Copy out all the lines exactly. Omit pictures.

** BEGIN Material provided **

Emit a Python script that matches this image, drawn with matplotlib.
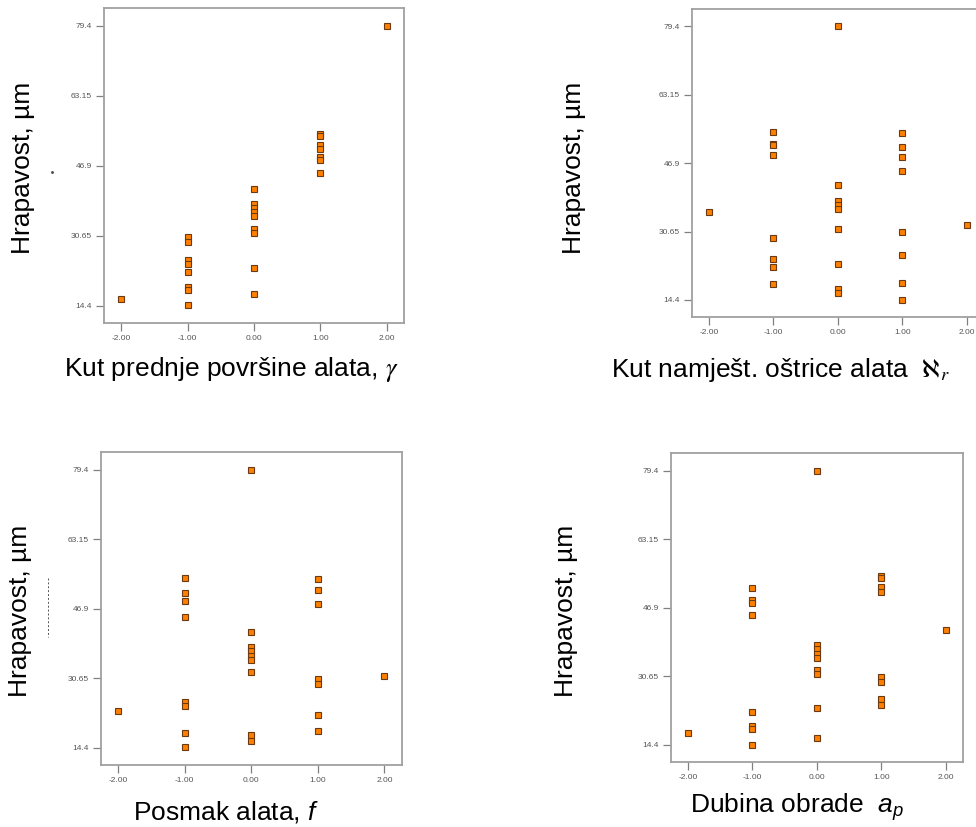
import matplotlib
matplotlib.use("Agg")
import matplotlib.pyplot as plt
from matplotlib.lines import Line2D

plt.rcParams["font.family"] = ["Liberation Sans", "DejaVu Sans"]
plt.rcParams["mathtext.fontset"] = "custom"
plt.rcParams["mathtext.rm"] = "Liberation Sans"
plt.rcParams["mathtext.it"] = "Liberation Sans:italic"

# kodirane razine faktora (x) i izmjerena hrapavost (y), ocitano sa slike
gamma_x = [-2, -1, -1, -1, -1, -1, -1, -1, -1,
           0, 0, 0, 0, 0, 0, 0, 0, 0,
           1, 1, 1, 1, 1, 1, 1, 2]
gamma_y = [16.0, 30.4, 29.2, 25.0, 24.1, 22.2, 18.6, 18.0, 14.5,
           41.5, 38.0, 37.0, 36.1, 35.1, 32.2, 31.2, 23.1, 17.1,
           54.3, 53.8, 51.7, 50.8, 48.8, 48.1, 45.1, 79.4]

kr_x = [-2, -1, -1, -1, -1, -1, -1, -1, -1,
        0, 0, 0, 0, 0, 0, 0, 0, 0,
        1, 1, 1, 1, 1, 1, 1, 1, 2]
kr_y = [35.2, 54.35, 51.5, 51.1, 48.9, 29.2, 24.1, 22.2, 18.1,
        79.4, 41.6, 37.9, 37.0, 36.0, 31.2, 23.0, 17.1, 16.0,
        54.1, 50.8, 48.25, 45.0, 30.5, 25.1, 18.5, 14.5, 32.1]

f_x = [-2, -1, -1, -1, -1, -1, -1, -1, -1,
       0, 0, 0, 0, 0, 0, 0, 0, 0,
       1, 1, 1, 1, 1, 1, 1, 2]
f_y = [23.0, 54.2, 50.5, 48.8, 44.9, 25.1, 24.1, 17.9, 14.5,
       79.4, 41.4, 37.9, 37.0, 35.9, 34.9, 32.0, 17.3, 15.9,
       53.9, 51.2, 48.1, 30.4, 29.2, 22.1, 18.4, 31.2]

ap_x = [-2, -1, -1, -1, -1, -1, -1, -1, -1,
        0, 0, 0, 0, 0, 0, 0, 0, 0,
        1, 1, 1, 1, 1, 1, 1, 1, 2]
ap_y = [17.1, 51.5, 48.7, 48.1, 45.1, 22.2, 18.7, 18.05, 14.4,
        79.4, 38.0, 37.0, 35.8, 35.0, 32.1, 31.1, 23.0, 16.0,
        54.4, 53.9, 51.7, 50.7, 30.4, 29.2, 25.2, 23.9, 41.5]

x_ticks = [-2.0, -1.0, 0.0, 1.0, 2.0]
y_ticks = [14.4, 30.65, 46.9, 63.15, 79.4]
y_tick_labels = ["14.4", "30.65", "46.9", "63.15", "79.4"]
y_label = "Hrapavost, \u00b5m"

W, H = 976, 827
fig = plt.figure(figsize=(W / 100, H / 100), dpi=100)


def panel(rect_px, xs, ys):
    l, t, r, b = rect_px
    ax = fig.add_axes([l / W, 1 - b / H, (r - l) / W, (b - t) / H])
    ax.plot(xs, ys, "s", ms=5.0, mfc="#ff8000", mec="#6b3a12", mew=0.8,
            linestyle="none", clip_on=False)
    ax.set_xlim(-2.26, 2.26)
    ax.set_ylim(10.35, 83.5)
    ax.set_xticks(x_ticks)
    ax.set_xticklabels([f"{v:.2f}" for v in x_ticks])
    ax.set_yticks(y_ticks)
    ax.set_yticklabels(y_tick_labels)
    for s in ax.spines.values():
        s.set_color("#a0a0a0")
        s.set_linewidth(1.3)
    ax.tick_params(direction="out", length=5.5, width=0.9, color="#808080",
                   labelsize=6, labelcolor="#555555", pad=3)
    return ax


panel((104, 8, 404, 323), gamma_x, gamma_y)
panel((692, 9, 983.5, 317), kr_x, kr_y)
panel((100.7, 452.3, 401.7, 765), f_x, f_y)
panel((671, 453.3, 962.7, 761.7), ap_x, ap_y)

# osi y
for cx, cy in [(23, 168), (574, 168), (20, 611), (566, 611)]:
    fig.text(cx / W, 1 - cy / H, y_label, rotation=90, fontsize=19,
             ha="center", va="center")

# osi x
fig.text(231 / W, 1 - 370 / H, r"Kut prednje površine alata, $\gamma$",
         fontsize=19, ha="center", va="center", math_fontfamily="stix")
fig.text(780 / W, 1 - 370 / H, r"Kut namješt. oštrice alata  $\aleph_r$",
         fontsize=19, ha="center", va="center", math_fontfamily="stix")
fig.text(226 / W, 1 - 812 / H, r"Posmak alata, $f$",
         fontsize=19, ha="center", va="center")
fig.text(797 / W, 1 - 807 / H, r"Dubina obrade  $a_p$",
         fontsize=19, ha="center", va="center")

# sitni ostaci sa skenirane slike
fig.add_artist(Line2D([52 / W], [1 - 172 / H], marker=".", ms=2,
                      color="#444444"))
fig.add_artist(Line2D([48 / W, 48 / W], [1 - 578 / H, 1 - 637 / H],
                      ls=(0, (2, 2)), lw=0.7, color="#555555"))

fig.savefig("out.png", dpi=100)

** END Material provided **

Worked solution:
Emit a Python script that matches this image, drawn with matplotlib.
import matplotlib
matplotlib.use("Agg")
import matplotlib.pyplot as plt
from matplotlib.lines import Line2D

plt.rcParams["font.family"] = ["Liberation Sans", "DejaVu Sans"]
plt.rcParams["mathtext.fontset"] = "custom"
plt.rcParams["mathtext.rm"] = "Liberation Sans"
plt.rcParams["mathtext.it"] = "Liberation Sans:italic"

# kodirane razine faktora (x) i izmjerena hrapavost (y), ocitano sa slike
gamma_x = [-2, -1, -1, -1, -1, -1, -1, -1, -1,
           0, 0, 0, 0, 0, 0, 0, 0, 0,
           1, 1, 1, 1, 1, 1, 1, 2]
gamma_y = [16.0, 30.4, 29.2, 25.0, 24.1, 22.2, 18.6, 18.0, 14.5,
           41.5, 38.0, 37.0, 36.1, 35.1, 32.2, 31.2, 23.1, 17.1,
           54.3, 53.8, 51.7, 50.8, 48.8, 48.1, 45.1, 79.4]

kr_x = [-2, -1, -1, -1, -1, -1, -1, -1, -1,
        0, 0, 0, 0, 0, 0, 0, 0, 0,
        1, 1, 1, 1, 1, 1, 1, 1, 2]
kr_y = [35.2, 54.35, 51.5, 51.1, 48.9, 29.2, 24.1, 22.2, 18.1,
        79.4, 41.6, 37.9, 37.0, 36.0, 31.2, 23.0, 17.1, 16.0,
        54.1, 50.8, 48.25, 45.0, 30.5, 25.1, 18.5, 14.5, 32.1]

f_x = [-2, -1, -1, -1, -1, -1, -1, -1, -1,
       0, 0, 0, 0, 0, 0, 0, 0, 0,
       1, 1, 1, 1, 1, 1, 1, 2]
f_y = [23.0, 54.2, 50.5, 48.8, 44.9, 25.1, 24.1, 17.9, 14.5,
       79.4, 41.4, 37.9, 37.0, 35.9, 34.9, 32.0, 17.3, 15.9,
       53.9, 51.2, 48.1, 30.4, 29.2, 22.1, 18.4, 31.2]

ap_x = [-2, -1, -1, -1, -1, -1, -1, -1, -1,
        0, 0, 0, 0, 0, 0, 0, 0, 0,
        1, 1, 1, 1, 1, 1, 1, 1, 2]
ap_y = [17.1, 51.5, 48.7, 48.1, 45.1, 22.2, 18.7, 18.05, 14.4,
        79.4, 38.0, 37.0, 35.8, 35.0, 32.1, 31.1, 23.0, 16.0,
        54.4, 53.9, 51.7, 50.7, 30.4, 29.2, 25.2, 23.9, 41.5]

x_ticks = [-2.0, -1.0, 0.0, 1.0, 2.0]
y_ticks = [14.4, 30.65, 46.9, 63.15, 79.4]
y_tick_labels = ["14.4", "30.65", "46.9", "63.15", "79.4"]
y_label = "Hrapavost, \u00b5m"

W, H = 976, 827
fig = plt.figure(figsize=(W / 100, H / 100), dpi=100)


def panel(rect_px, xs, ys):
    l, t, r, b = rect_px
    ax = fig.add_axes([l / W, 1 - b / H, (r - l) / W, (b - t) / H])
    ax.plot(xs, ys, "s", ms=5.0, mfc="#ff8000", mec="#6b3a12", mew=0.8,
            linestyle="none", clip_on=False)
    ax.set_xlim(-2.26, 2.26)
    ax.set_ylim(10.35, 83.5)
    ax.set_xticks(x_ticks)
    ax.set_xticklabels([f"{v:.2f}" for v in x_ticks])
    ax.set_yticks(y_ticks)
    ax.set_yticklabels(y_tick_labels)
    for s in ax.spines.values():
        s.set_color("#a0a0a0")
        s.set_linewidth(1.3)
    ax.tick_params(direction="out", length=5.5, width=0.9, color="#808080",
                   labelsize=6, labelcolor="#555555", pad=3)
    return ax


panel((104, 8, 404, 323), gamma_x, gamma_y)
panel((692, 9, 983.5, 317), kr_x, kr_y)
panel((100.7, 452.3, 401.7, 765), f_x, f_y)
panel((671, 453.3, 962.7, 761.7), ap_x, ap_y)

# osi y
for cx, cy in [(23, 168), (574, 168), (20, 611), (566, 611)]:
    fig.text(cx / W, 1 - cy / H, y_label, rotation=90, fontsize=19,
             ha="center", va="center")

# osi x
fig.text(231 / W, 1 - 370 / H, r"Kut prednje površine alata, $\gamma$",
         fontsize=19, ha="center", va="center", math_fontfamily="stix")
fig.text(780 / W, 1 - 370 / H, r"Kut namješt. oštrice alata  $\aleph_r$",
         fontsize=19, ha="center", va="center", math_fontfamily="stix")
fig.text(226 / W, 1 - 812 / H, r"Posmak alata, $f$",
         fontsize=19, ha="center", va="center")
fig.text(797 / W, 1 - 807 / H, r"Dubina obrade  $a_p$",
         fontsize=19, ha="center", va="center")

# sitni ostaci sa skenirane slike
fig.add_artist(Line2D([52 / W], [1 - 172 / H], marker=".", ms=2,
                      color="#444444"))
fig.add_artist(Line2D([48 / W, 48 / W], [1 - 578 / H, 1 - 637 / H],
                      ls=(0, (2, 2)), lw=0.7, color="#555555"))

fig.savefig("out.png", dpi=100)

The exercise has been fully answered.